This novel, inspired by the events of the L.A. Riots in 1992, interweaves stories and points of view in a cinematic way (think CRASH or SYRIANA) with the authenticity of actual events told the lens of Gattis’ multi-cultural cast. It makes a wonderful copansion piece to Anna Deavere Smith’s TWILIGHT, her one-woman, multi-character theater piece about the L.A. riots that erupted in the wake of the verdict in the Rodney King case.
And while much of the L.A. riot coverage focused on the clashes between the African-American and Korean communities, this novel also gives us a snapshot of one complicated extended Hispanic family (both blood family and gang affiliations). Gattis has done a terrific job of getting inside the heads of his characters, particularly Lupe (aka Payasa). .

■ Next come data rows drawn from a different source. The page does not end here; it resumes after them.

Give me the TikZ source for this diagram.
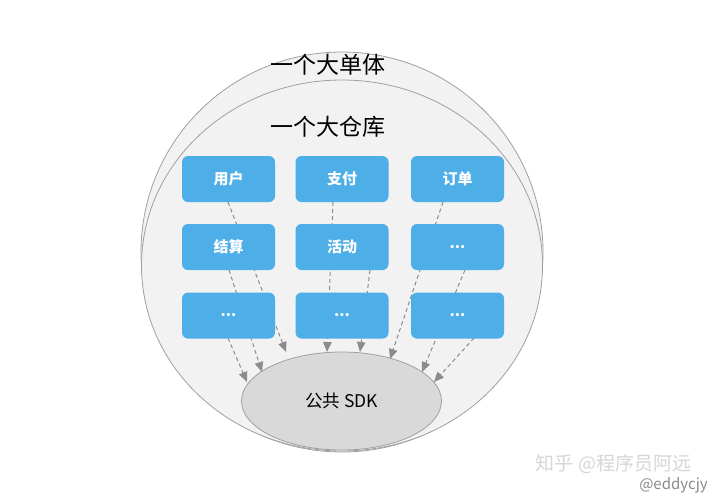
\documentclass[tikz,border=0pt]{standalone}
\usepackage{fontspec}
\setmainfont{Noto Sans CJK SC}
\usetikzlibrary{arrows.meta,calc,shapes.geometric}
\definecolor{boxblue}{HTML}{4DAEE8}
\definecolor{ringfill}{HTML}{F2F2F2}
\definecolor{ringline}{HTML}{A0A0A0}
\definecolor{sdkfill}{HTML}{D9D9D9}
\definecolor{arrowgray}{HTML}{8C8C8C}
\definecolor{wmgray}{HTML}{D6D6D6}
\definecolor{wmdark}{HTML}{8A8A8A}
\tikzset{
  ring/.style={ellipse, draw=ringline, line width=0.8pt, fill=ringfill, inner sep=0pt},
  modbox/.style={rectangle, rounded corners=6pt, fill=boxblue, minimum width=93pt, minimum height=46pt, inner sep=0pt, text=white, font=\fontsize{15}{15}\selectfont\bfseries},
  dep/.style={draw=arrowgray, dash pattern=on 4pt off 3pt, line width=1pt, -{Triangle[length=10pt,width=8.5pt,fill=arrowgray]}},
  title/.style={font=\fontsize{23}{23}\selectfont, text=black, inner sep=0pt}
}
\begin{document}
\begin{tikzpicture}[x=1pt,y=-1pt]
\useasboundingbox[fill=white] (0,0) rectangle (720,498);
% outer and inner regions
\node[ring, minimum width=402pt, minimum height=400pt] (outer) at (342,252) {};
\node[ring, minimum width=401pt, minimum height=371pt] (inner) at (342,265.5) {};
\node[title] (t1) at (327.5,65) {一个大单体};
\node[title] (t2) at (327.5,127) {一个大仓库};
% common SDK
\node[ellipse, draw=ringline, line width=0.8pt, fill=sdkfill, minimum width=200pt, minimum height=98pt, inner sep=0pt, font=\fontsize{17.5}{17.5}\selectfont] (sdk) at (341.5,401) {公共 SDK};
% arrow tips
\coordinate (e1) at ($(sdk.center)+(-55.5,-49)$);
\coordinate (e2) at ($(sdk.center)+(-79.5,-29)$);
\coordinate (e3) at ($(sdk.center)+(-94.5,-19)$);
\coordinate (e4) at ($(sdk.center)+(-14.5,-49)$);
\coordinate (e5) at ($(sdk.center)+(18.5,-49)$);
\coordinate (e6) at ($(sdk.center)+(48.5,-42)$);
\coordinate (e7) at ($(sdk.center)+(80.5,-29)$);
\coordinate (e8) at ($(sdk.center)+(92.5,-19)$);
% module positions
\coordinate (p11) at (228.5,179);
\coordinate (p12) at (342,179);
\coordinate (p13) at (457.5,179);
\coordinate (p21) at (228.5,247);
\coordinate (p22) at (342,247);
\coordinate (p23) at (457.5,247);
\coordinate (p31) at (228.5,315.5);
\coordinate (p32) at (342,315.5);
\coordinate (p33) at (457.5,315.5);
% dependency arrows (drawn behind boxes)
\draw[dep] ($(p11)+(-0.5,23)$) -- (e1);
\draw[dep] ($(p21)+(0.5,23)$) -- (e2);
\draw[dep] ($(p31)+(-0.5,22.5)$) -- (e3);
\draw[dep] ($(p12)+(-9,23)$) -- (e4);
\draw[dep] ($(p22)+(28,23)$) -- (e5);
\draw[dep] ($(p13)+(-14.5,23)$) -- (e6);
\draw[dep] ($(p23)+(7.5,23)$) -- (e7);
\draw[dep] ($(p33)+(16.5,22.5)$) -- (e8);
% modules
\node[modbox] (b11) at (p11) {用户};
\node[modbox] (b12) at (p12) {支付};
\node[modbox] (b13) at (p13) {订单};
\node[modbox] (b21) at (p21) {结算};
\node[modbox] (b22) at (p22) {活动};
\node[modbox] (b23) at (p23) {...};
\node[modbox] (b31) at (p31) {...};
\node[modbox] (b32) at (p32) {...};
\node[modbox] (b33) at (p33) {...};
% watermark
\node[font=\fontsize{19}{19}\selectfont, text=wmgray, inner sep=0pt] (wm1) at (613.5,464) {知乎 @程序员阿远};
\node[font=\fontsize{15}{15}\selectfont, text=wmdark, inner sep=0pt] (wm2) at (673.5,485) {@eddycjy};
\end{tikzpicture}
\end{document}
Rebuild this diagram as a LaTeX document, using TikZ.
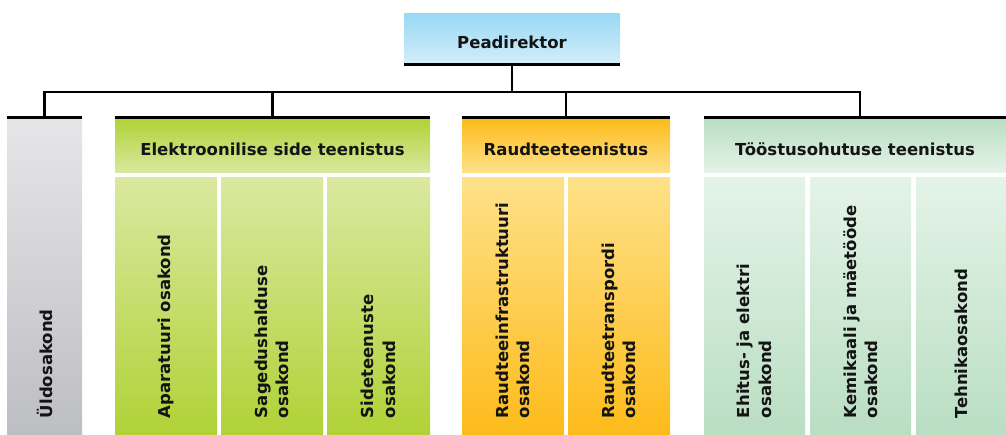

The characters here are complex and mostly sympathetic, and the adage “Live by the gun, die by the gun” has never seemed so apt.
There’s not a whole lot of story here, but what there is, is absorbing. The plot has a lot of different threads that are woven together, with unexpected connections every step of the way. This is a lot like CRASH, and it’s visceral. No one group is singled out as the good or bad guys and Gattis does a terrific job giving us viewpoints from all different directions.
The throughline is the riot itself, and Gattis occasionally jumps around in time, visiting one scene from several different points of view. It’s almost a shock when we see Lupe/Payasa from an outside viewpoint. We’ve been inside her head so long that her behavior, though extreme, seems normal under the circumstances.
The writer also takes us inside the heads of several characters in their dying moments and while that sounds gimmicky, it’s also very, very effective. It would be easy to dismiss the gangbangers around Payasa as simple thugs but they’re a lot more than that.
There are some very strong female roles here and they run the gamut from totally sympathetic—single mom Gloria who cares about her job and is beginning to care about firefighter Anthony—to the totally broken, like Cecilia.
This is just terrific character-driven fiction and a must-read for anyone who remembers the riots.